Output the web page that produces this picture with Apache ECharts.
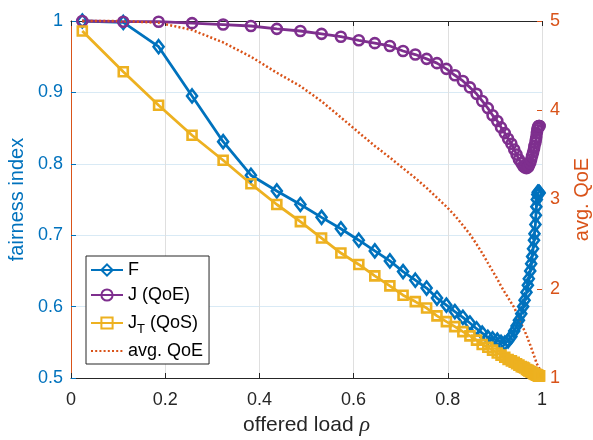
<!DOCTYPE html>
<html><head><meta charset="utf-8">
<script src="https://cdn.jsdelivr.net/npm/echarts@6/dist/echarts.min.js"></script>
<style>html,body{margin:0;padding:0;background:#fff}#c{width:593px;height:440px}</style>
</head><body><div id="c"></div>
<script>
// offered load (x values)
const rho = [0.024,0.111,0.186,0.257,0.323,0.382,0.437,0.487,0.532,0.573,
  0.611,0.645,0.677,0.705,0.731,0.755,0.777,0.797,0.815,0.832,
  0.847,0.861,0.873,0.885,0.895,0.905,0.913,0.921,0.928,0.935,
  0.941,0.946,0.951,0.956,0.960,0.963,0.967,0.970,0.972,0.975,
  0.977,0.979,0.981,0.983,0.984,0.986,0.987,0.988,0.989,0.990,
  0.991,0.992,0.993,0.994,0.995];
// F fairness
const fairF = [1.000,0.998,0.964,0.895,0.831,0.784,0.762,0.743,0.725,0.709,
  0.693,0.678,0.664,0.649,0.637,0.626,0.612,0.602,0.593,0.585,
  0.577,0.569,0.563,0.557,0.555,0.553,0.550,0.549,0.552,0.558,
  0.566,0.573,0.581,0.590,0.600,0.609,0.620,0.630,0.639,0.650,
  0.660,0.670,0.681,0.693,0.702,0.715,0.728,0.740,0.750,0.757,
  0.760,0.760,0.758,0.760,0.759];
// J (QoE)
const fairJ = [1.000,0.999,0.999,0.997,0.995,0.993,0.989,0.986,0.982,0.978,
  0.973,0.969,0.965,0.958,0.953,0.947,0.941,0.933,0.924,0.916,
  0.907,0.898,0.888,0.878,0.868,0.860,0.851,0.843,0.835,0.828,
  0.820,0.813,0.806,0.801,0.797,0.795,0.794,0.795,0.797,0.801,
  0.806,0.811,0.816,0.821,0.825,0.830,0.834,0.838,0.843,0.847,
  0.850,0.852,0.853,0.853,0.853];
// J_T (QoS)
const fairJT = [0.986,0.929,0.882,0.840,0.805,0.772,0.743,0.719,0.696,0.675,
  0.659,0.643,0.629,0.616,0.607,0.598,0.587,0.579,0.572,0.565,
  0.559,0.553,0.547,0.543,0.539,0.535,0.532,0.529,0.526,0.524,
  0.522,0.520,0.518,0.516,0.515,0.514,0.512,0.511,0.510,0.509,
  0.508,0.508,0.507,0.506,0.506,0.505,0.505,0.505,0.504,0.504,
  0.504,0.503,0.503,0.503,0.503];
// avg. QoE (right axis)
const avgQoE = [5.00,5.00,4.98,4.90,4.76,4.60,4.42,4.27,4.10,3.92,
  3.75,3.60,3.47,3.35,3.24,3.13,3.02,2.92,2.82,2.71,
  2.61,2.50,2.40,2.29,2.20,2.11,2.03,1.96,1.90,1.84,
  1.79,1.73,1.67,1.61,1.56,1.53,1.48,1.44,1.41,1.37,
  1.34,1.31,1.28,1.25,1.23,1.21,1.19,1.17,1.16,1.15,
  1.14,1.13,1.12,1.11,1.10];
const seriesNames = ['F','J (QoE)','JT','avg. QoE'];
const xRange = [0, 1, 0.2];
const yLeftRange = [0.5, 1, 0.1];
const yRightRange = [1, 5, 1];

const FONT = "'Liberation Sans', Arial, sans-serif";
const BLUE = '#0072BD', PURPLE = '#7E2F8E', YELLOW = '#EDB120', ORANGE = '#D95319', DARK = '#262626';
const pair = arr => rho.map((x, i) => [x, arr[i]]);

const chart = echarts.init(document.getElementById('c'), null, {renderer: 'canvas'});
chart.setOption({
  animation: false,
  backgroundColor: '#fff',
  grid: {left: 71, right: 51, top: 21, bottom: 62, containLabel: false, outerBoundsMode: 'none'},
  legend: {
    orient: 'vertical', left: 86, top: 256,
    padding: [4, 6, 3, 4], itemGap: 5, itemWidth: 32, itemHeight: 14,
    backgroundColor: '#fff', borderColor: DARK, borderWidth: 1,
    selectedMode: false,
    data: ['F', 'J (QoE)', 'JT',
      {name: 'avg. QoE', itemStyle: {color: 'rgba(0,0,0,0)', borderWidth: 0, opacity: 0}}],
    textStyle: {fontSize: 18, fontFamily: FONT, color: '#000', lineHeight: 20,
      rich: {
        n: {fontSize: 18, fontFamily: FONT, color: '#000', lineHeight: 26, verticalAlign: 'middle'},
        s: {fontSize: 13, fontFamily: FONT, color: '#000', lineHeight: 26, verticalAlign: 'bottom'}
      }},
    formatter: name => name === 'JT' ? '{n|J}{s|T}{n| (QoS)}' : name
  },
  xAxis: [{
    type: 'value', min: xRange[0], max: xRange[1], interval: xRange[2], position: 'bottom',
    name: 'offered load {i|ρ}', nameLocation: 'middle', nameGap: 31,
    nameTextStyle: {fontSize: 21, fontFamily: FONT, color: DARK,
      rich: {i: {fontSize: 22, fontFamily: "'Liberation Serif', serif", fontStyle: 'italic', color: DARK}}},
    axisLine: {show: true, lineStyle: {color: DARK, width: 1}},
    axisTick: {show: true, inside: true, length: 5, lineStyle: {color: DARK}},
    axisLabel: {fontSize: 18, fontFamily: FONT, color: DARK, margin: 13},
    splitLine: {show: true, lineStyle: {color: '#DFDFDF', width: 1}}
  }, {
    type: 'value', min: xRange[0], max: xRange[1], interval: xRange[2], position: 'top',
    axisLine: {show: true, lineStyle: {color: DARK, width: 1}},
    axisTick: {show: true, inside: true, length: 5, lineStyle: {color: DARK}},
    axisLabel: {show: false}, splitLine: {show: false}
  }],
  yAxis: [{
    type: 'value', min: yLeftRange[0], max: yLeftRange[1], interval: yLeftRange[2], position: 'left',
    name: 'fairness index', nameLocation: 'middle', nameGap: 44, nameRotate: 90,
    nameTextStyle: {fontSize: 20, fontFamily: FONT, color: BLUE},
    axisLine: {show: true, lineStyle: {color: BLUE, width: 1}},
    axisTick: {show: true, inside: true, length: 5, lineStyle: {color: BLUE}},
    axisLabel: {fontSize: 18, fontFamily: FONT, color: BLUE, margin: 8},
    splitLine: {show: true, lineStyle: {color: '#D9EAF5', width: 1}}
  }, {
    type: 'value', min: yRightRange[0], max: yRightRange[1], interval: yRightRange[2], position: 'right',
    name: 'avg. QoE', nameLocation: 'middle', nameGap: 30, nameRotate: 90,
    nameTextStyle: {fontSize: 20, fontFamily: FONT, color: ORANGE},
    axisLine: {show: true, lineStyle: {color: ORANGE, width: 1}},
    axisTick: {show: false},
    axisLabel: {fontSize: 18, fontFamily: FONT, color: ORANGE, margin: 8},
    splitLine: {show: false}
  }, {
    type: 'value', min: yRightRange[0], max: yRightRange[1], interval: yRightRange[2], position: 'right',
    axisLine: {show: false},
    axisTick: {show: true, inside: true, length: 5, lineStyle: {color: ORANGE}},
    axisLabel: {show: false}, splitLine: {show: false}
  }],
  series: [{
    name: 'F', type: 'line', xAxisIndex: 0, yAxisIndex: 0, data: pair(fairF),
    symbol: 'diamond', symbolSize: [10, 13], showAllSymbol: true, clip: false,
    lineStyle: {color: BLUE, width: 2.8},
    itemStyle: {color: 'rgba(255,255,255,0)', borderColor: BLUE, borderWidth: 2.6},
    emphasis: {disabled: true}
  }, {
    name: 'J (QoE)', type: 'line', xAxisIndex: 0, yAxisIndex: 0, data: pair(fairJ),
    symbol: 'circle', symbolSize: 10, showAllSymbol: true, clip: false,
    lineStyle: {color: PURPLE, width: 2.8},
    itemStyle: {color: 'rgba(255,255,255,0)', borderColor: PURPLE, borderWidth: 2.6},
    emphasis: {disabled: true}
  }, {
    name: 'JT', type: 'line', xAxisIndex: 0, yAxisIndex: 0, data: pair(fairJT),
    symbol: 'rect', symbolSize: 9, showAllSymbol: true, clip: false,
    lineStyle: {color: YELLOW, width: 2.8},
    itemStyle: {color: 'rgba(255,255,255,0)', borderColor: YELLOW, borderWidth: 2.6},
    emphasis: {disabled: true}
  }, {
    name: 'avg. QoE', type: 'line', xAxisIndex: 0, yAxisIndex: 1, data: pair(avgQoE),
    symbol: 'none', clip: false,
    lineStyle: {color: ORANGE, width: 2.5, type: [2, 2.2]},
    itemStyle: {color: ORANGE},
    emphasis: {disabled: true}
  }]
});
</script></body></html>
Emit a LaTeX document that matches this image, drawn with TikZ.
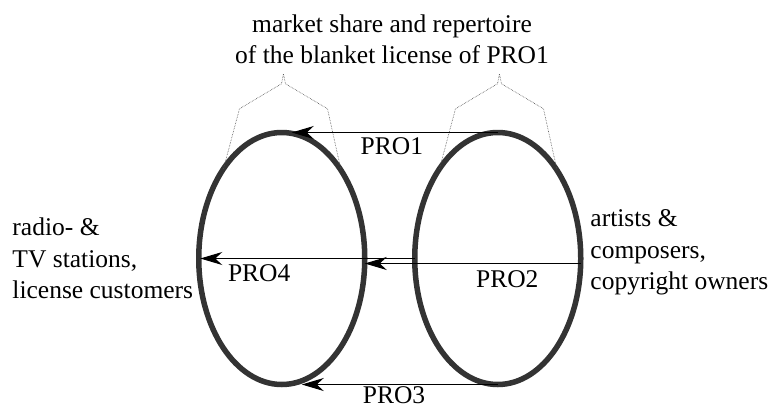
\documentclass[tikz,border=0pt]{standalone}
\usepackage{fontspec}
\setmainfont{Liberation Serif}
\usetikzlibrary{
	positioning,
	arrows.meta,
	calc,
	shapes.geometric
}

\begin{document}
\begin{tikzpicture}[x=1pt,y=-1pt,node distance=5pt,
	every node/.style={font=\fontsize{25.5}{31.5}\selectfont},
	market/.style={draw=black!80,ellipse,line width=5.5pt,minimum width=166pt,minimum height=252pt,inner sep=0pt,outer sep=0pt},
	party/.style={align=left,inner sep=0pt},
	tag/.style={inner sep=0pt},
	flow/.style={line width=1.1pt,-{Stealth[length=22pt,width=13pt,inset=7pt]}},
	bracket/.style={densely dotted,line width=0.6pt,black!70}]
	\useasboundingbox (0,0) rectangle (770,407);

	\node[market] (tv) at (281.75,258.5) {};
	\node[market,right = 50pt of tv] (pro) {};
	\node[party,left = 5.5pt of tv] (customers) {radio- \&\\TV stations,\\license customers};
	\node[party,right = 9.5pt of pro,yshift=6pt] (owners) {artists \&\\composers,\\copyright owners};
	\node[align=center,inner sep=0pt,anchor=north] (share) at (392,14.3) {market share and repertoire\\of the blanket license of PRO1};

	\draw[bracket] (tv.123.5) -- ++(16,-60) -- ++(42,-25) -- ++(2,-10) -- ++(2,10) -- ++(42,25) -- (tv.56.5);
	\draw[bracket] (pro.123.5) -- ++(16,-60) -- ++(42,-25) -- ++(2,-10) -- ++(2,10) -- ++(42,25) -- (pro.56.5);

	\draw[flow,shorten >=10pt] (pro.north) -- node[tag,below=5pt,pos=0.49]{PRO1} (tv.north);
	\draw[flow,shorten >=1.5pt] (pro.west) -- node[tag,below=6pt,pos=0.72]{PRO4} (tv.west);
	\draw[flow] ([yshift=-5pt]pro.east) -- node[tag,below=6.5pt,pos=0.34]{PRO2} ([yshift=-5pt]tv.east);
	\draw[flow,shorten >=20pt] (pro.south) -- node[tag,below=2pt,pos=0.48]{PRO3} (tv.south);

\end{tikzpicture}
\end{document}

* * *

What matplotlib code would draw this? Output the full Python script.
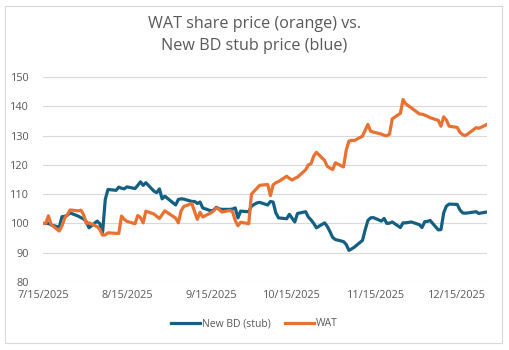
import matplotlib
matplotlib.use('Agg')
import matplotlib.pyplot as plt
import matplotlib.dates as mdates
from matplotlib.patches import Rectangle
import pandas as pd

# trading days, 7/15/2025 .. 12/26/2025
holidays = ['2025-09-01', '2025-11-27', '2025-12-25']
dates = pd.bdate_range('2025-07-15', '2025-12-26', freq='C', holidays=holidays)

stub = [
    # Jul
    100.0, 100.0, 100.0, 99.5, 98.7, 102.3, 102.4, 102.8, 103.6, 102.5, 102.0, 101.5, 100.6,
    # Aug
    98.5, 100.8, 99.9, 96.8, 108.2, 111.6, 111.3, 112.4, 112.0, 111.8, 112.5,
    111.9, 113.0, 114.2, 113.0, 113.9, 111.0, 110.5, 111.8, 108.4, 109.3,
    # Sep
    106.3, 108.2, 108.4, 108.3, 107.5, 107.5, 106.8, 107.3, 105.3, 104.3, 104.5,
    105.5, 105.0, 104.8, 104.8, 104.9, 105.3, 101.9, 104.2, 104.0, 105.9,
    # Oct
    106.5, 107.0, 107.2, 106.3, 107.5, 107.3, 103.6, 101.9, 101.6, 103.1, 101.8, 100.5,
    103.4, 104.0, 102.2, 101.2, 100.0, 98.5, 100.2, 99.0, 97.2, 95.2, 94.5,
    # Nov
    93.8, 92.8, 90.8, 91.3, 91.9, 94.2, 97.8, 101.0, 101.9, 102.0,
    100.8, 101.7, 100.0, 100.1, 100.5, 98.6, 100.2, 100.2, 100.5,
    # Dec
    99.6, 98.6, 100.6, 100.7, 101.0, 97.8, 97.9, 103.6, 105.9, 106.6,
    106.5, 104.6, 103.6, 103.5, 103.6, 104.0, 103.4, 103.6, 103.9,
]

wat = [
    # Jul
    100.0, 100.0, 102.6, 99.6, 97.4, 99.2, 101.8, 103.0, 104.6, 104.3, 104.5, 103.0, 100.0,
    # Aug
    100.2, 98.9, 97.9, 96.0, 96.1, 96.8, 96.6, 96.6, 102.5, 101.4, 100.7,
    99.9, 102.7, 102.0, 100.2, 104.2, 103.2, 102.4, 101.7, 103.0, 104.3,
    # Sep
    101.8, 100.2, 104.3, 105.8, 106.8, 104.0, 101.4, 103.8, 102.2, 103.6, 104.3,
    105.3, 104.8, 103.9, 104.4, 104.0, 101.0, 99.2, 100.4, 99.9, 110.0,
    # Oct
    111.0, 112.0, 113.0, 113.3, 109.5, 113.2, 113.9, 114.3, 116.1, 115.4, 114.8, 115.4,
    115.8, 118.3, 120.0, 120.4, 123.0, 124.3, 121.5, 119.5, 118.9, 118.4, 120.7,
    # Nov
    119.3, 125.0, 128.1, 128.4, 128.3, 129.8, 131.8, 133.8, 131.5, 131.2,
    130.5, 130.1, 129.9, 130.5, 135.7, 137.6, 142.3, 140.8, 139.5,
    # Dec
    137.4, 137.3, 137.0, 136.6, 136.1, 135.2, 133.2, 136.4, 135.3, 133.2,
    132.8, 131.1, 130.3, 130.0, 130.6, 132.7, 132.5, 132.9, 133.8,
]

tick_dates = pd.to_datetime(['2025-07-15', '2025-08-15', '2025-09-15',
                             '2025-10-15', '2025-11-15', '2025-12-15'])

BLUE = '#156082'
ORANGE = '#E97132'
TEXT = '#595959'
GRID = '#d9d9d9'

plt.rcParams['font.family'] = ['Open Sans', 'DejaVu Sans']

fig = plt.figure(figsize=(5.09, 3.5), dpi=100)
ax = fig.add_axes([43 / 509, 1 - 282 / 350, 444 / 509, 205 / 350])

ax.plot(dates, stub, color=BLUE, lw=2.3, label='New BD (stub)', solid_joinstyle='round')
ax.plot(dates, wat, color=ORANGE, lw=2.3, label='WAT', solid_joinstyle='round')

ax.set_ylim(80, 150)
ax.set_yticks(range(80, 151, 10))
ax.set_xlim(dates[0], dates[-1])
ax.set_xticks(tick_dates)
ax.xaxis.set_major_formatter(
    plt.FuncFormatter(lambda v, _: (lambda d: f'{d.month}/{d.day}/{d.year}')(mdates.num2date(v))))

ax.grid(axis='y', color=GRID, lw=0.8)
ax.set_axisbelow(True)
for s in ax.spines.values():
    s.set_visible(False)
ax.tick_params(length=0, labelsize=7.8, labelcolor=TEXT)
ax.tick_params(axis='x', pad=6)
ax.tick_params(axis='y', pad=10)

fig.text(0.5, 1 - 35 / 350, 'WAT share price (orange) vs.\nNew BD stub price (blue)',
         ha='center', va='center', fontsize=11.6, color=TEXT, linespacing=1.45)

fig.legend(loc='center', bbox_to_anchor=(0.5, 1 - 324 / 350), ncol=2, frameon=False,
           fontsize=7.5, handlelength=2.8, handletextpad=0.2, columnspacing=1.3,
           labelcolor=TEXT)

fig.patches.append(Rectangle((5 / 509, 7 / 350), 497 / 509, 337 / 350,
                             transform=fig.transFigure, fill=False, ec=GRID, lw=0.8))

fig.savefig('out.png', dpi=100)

--

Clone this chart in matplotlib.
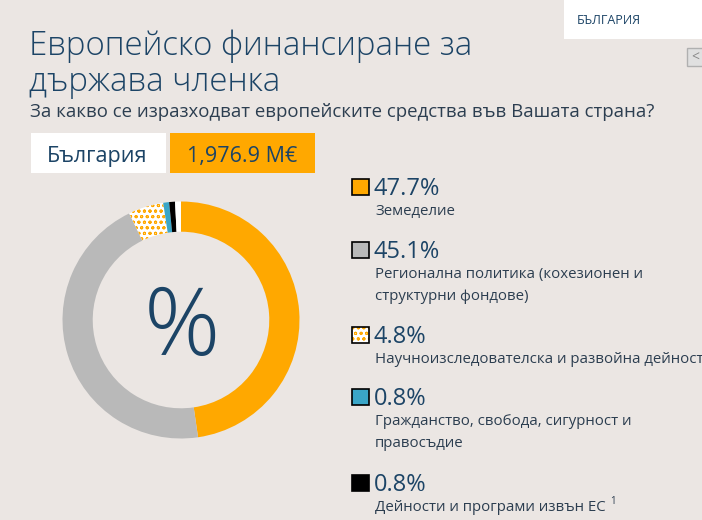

> _Requirements_
Find each line holding the word "with" and copy it.

> _In response_
Output the web page that produces this picture with Apache ECharts.
Emit a LaTeX document that matches this image, drawn with TikZ.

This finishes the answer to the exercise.